The Ivy League has succeeded in diversity in ways that other conferences should envy. In addition to their high marks in football, half of the conference’s basketball coaches are African-American, which compares favorably to the 30 percent average in the NCAA.

“There’s not a win at all costs mentality here,” said Williams of the Ivy’s success. The conference bans athletic scholarships, which means that even a well-run program won’t challenge the success of schools such as Duke and Stanford that combine powerhouse athletics and academics.

A four-year starter, Williams, now 38, played linebacker and was captain of the Stanford football team that went 10-3 and won a share of the Pac-10 title in 1992. After a year on the practice squad of the San Francisco 49ers, he returned to Stanford where he earned his master’s degree in university administration and served as a graduate assistant under legendary head coach Bill Walsh.
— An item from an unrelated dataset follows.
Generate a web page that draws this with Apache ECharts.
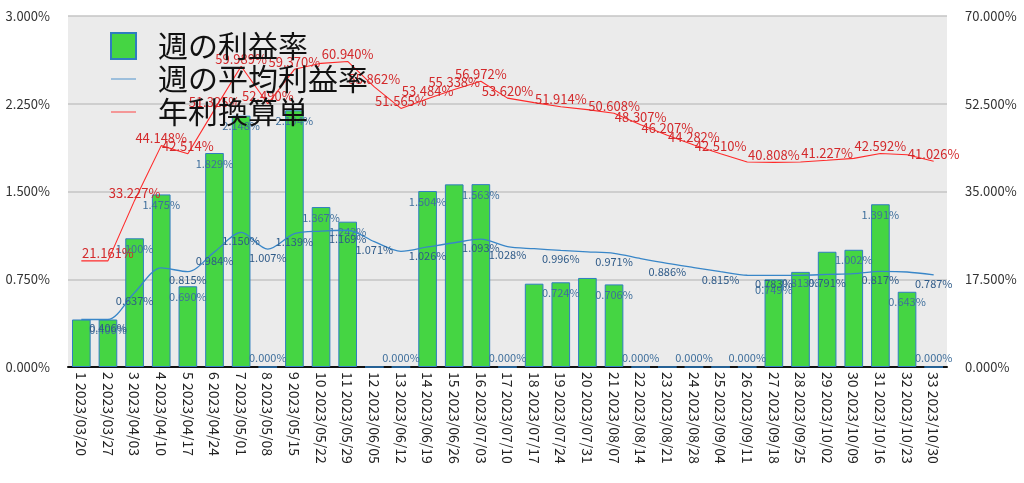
<!DOCTYPE html>
<html>
<head>
<meta charset="utf-8">
<script src="https://cdn.jsdelivr.net/npm/echarts@6/dist/echarts.min.js"></script>
<style>
html,body{margin:0;padding:0;background:#fff;}
#chart{width:1024px;height:483px;}
</style>
</head>
<body>
<div id="chart"></div>
<script>
const weekLabels = ["1 2023/03/20","2 2023/03/27","3 2023/04/03","4 2023/04/10","5 2023/04/17","6 2023/04/24","7 2023/05/01","8 2023/05/08","9 2023/05/15","10 2023/05/22","11 2023/05/29","12 2023/06/05","13 2023/06/12","14 2023/06/19","15 2023/06/26","16 2023/07/03","17 2023/07/10","18 2023/07/17","19 2023/07/24","20 2023/07/31","21 2023/08/07","22 2023/08/14","23 2023/08/21","24 2023/08/28","25 2023/09/04","26 2023/09/11","27 2023/09/18","28 2023/09/25","29 2023/10/02","30 2023/10/09","31 2023/10/16","32 2023/10/23","33 2023/10/30"];
const weeklyRate = [0.406,0.406,1.100,1.475,0.690,1.829,2.148,0,2.194,1.367,1.242,0,0,1.504,1.561,1.563,0,0.712,0.724,0.761,0.706,0,0,0,0,0,0.749,0.813,0.985,1.002,1.391,0.643,0];
const avgRate = [0.406,0.406,0.637,0.847,0.815,0.984,1.150,1.007,1.139,1.162,1.169,1.071,0.989,1.026,1.062,1.093,1.028,1.011,0.996,0.984,0.971,0.927,0.886,0.850,0.815,0.784,0.783,0.784,0.791,0.798,0.817,0.812,0.787];
const annualRate = [21.161,21.161,33.227,44.148,42.514,51.325,59.989,52.490,59.370,60.560,60.940,55.862,51.565,53.484,55.338,56.972,53.620,52.720,51.914,51.320,50.608,48.307,46.207,44.282,42.510,40.890,40.808,40.880,41.227,41.610,42.592,42.320,41.026];
const seriesNames = ["週の利益率","週の平均利益率","年利換算単"];
const leftTicks = {min:0, max:3, interval:0.75};
const rightTicks = {min:0, max:70, interval:17.5};

// which labels the reference leaves out (1-based week numbers)
const barHidden = [1,12,15,18,20,23,25,29];
const avgHidden = [1,4,10,13,15,18,20,22,24,26,28,30,32];
const annualHidden = [1,10,18,20,26,28,30,32];

const pct = v => Number(v).toFixed(3) + '%';
const FONT = '"Noto Sans CJK JP","Noto Sans",sans-serif';

const barData = weeklyRate.map((v,i) => {
  const item = {value: v};
  if (barHidden.includes(i+1)) item.label = {show:false};
  else if (v === 0) item.label = {position:'top', distance:3};
  return item;
});
const avgData = avgRate.map((v,i) => avgHidden.includes(i+1) ? {value:v, label:{show:false}} : v);
const annualData = annualRate.map((v,i) => annualHidden.includes(i+1) ? {value:v, label:{show:false}} : v);

const chart = echarts.init(document.getElementById('chart'), null, {renderer:'canvas'});
chart.setOption({
  animation: false,
  backgroundColor: '#ffffff',
  textStyle: {fontFamily: FONT},
  grid: {left:68, right:77, top:16, bottom:116, show:true, backgroundColor:'#ebebeb', borderWidth:0},
  legend: {
    orient: 'vertical', left: 110, top: 31, padding: 0,
    itemWidth: 25, itemHeight: 26, itemGap: 3,
    textStyle: {fontSize: 30, color: '#111', fontFamily: FONT, padding:[0,0,0,17], lineHeight: 30},
    data: [
      {name: seriesNames[0], icon: 'rect'},
      {name: seriesNames[1], icon: 'path://M0,0H40V1.4H0Z'},
      {name: seriesNames[2], icon: 'path://M0,0H40V1.4H0Z'}
    ]
  },
  xAxis: {
    type: 'category', data: weekLabels, boundaryGap: true,
    axisLine: {lineStyle: {color:'#111', width:2}},
    axisTick: {show:false},
    axisLabel: {rotate: -90, fontSize: 14, color: '#222', margin: 5, interval: 0, fontFamily: FONT}
  },
  yAxis: [
    {
      type: 'value', min: leftTicks.min, max: leftTicks.max, interval: leftTicks.interval,
      axisLine: {show:false}, axisTick: {show:false},
      splitLine: {lineStyle: {color:'#c4c4c4', width:1.5}},
      axisLabel: {formatter: pct, fontSize: 13, color: '#333', margin: 18, fontFamily: FONT}
    },
    {
      type: 'value', min: rightTicks.min, max: rightTicks.max, interval: rightTicks.interval,
      axisLine: {show:false}, axisTick: {show:false}, splitLine: {show:false},
      axisLabel: {formatter: pct, fontSize: 13, color: '#333', margin: 18, fontFamily: FONT}
    }
  ],
  series: [
    {
      name: seriesNames[0], type: 'bar', data: barData, barWidth: '70%',
      itemStyle: {color: '#45d543', borderColor: '#2f7dc0', borderWidth: 1},
      label: {show: true, position: 'insideTop', distance: 5, formatter: p => pct(p.value), fontSize: 11, color: '#3f6f9c', fontFamily: FONT},
      z: 2
    },
    {
      name: seriesNames[1], type: 'line', yAxisIndex: 0, data: avgData, smooth: 0.3,
      symbol: 'circle', symbolSize: 0.1, showSymbol: true, showAllSymbol: true,
      itemStyle: {color: '#3886c8'},
      lineStyle: {color: '#3886c8', width: 1.3},
      label: {show: true, position: 'bottom', distance: 3, formatter: p => pct(p.value), fontSize: 11, color: '#2e5a88', fontFamily: FONT},
      z: 3
    },
    {
      name: seriesNames[2], type: 'line', yAxisIndex: 1, data: annualData,
      symbol: 'circle', symbolSize: 0.1, showSymbol: true, showAllSymbol: true,
      itemStyle: {color: '#ff2a2a'},
      lineStyle: {color: '#ff2a2a', width: 1.1},
      label: {show: true, position: 'top', distance: 1, formatter: p => pct(p.value), fontSize: 13, color: '#d3292b', fontFamily: FONT},
      z: 3
    }
  ]
});
</script>
</body>
</html>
He went on to work with Dennis Green, who stressed toughness. Williams worked as an assistant coach at the University of Hawaii, San Jose State University and the University of Washington before spending time in the NFL, where he spent two years as an assistant coach with the Jacksonville Jaguars.

Williams is philosophical about the slow pace of diversity in college football. “It’s an old-boy network,” he said. “The people making the hiring decisions for the most part like to work with people who resemble them demographically. Until those demographics change, we won’t see a rapid change in the hiring practices.”

In the NFL, there are six African-Americans among the 32 head coaches, and the league has adopted what’s called the Rooney Rule, which mandates that teams interview African-American candidates before filling coaching vacancies. Williams doesn’t think that such a rule would have much of an impact on the college game.

“In the NFL there are only a few people in the decision-making process; in college it’s a much larger pool of people in the process,” he said.